HADİSLERİN İSLAMIN GENEL PRENSİPLERİ ÇERÇEVESİNDE YORUMLANMASI
Sünnetin doğru anlaşılabilmesi için hadisin dinin genel esaslarına arzı da kaçınılmazdır. Ancak burada farklı anlayışlar önceliklere göre esaslar belirleneceği unutulmamalıdır. Örnek: Adâletin dinin esaslarından olduğu konusunda tartışma bulunmamaktadır. Fakat neyin adaletli olduğu konusu tartışılabilir. Meselâ eşitlik prensibine dayanan adâlet anlayışıyla, hak etme prensibine dayanan adalet anlayışı farklıdır. Sosyal adâlet anlayışı ile birey haklarını öne alan adâlet anlayışının sonuçları farklıdır. Bir hadisi dinin adalet anlayışına arz ederken dinden ne tür bir adâlet anlayışı çıkardığımız son derece önemlidir.344
Hadislerdeki Amaç İle Aracın Ayırt Edilmesi
Hadisleri anlamada hataya düşme sebeplerinden birisi de bazı insanların sünnetin gerçekleştirmeye çalıştığı amaçlarla, istenilen bu amaçlara ulaşmada bazen ona yardım eden anlık ve çevresel etkenleri/araçları birbirine karıştırmalarıdır. Bu yüzden onlar sanki bu vesileler bizzat kast olunan şeylermişçesine var güçleriyle düşüncelerini bu sebepler ve vesileler üzerine odaklaştırmışlardır. Hâlbuki sünnet asıl hedeftir ve o da sabit ve devamlıdır. Vesileler ise asır veya örf vb. te’sir eden unsurların farklılığı ile değişir.

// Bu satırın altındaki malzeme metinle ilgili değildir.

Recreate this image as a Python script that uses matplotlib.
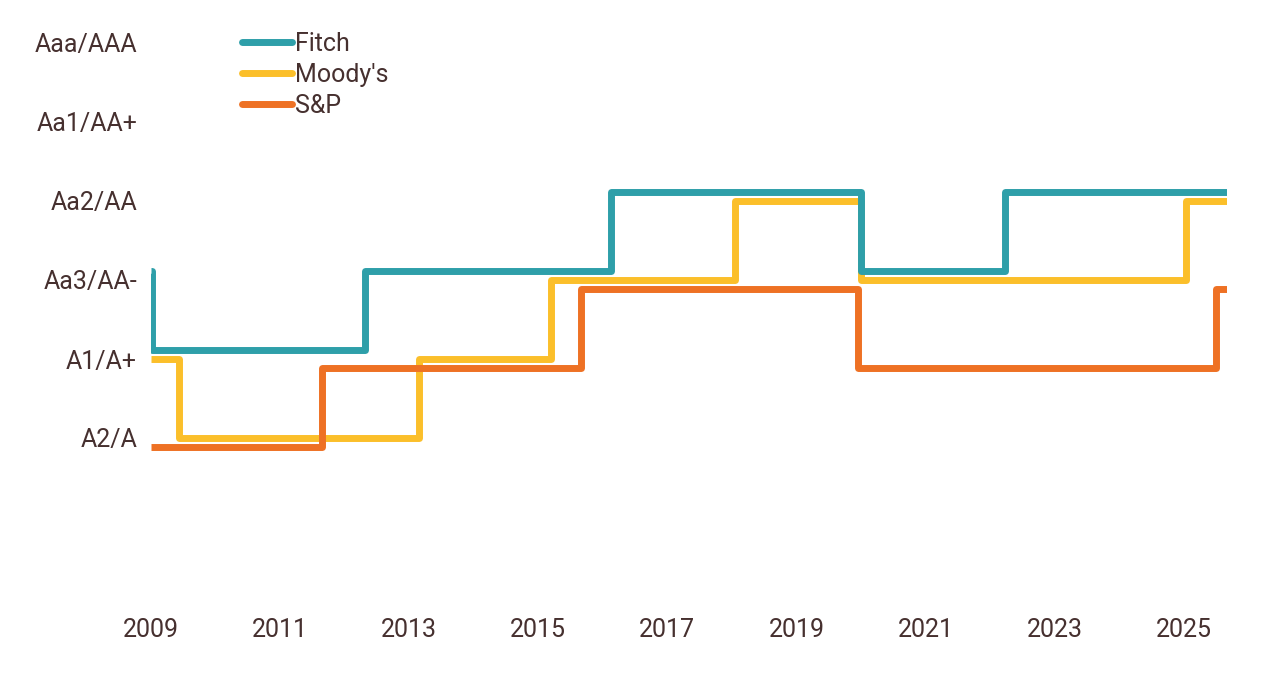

Bu sebeple bazı kişiler tedavi maksadıyla Hz. Peygamberin bedeni bazı rahatsızlıkların tedavisi için vasfettiği ilaç, gıda ve bitkiler üzerinde yoğunlaşmaktadırlar.
إِنَّ أَمْثَلَ مَا تَدَاوَيْتُمْ بِهِ الْحِجَامَةُ
“Tedavi olduğunuz şeylerin en hayırlısı hacâmattır”345
Bu ve benzeri hadisler nebevî tıbbın ruhu değildir. Onun ruhu hastalandığında insanların tedavi olma hakkını korumaktır. Dolayısıyla hadis, onlardan herhangi bir şeyi tayin etmişse, bu tavsiye ettiği ilaçla bizi bağlamak, onun karşısında bizi dondurmak için değil, ancak o zaman ve o mekânda kullanılabilecek olan tedavi usüllerinden tavsiye olunanıdır. Bu bağlamda at yetiştirmek, Allah için bir ok atmak ve misvak kullanmakta aynı şekilde değerlendirilmelidir.
أَنَّ رَسُولَ اللَّهِ صَلَّى اللَّهُ عَلَيْهِ وَسَلَّمَ قَالَ لَوْلَا أَنْ أَشُقَّ عَلَى أُمَّتِي أَوْ عَلَى النَّاسِ لَأَمَرْتُهُمْ بِالسِّوَاكِ مَعَ كُلِّ صَلَاةٍ
“Ümmetime zor gelmeyeceğini bilseydim her namazla birlikte dişlerini misvaklamalarını emrederdim.”346
Görüldüğü üzere hadiste ifade edilen misvak araçtır. Amaç onunla gerçekleştirilebilecek ağız temizliğidir. Araç değişebilir sabit olansa amaçtır. İşte bu nedenledir ki Ebu Hanife ve İmam Nevevî gibi alimler ağızdaki koku vb. değişiklikleri giderebilecek, bez parçası, parmaklar gibi herhangi bir şeyle dişler temizlendiğinde misvaklanma hasıl olmuş olur, demektedirler.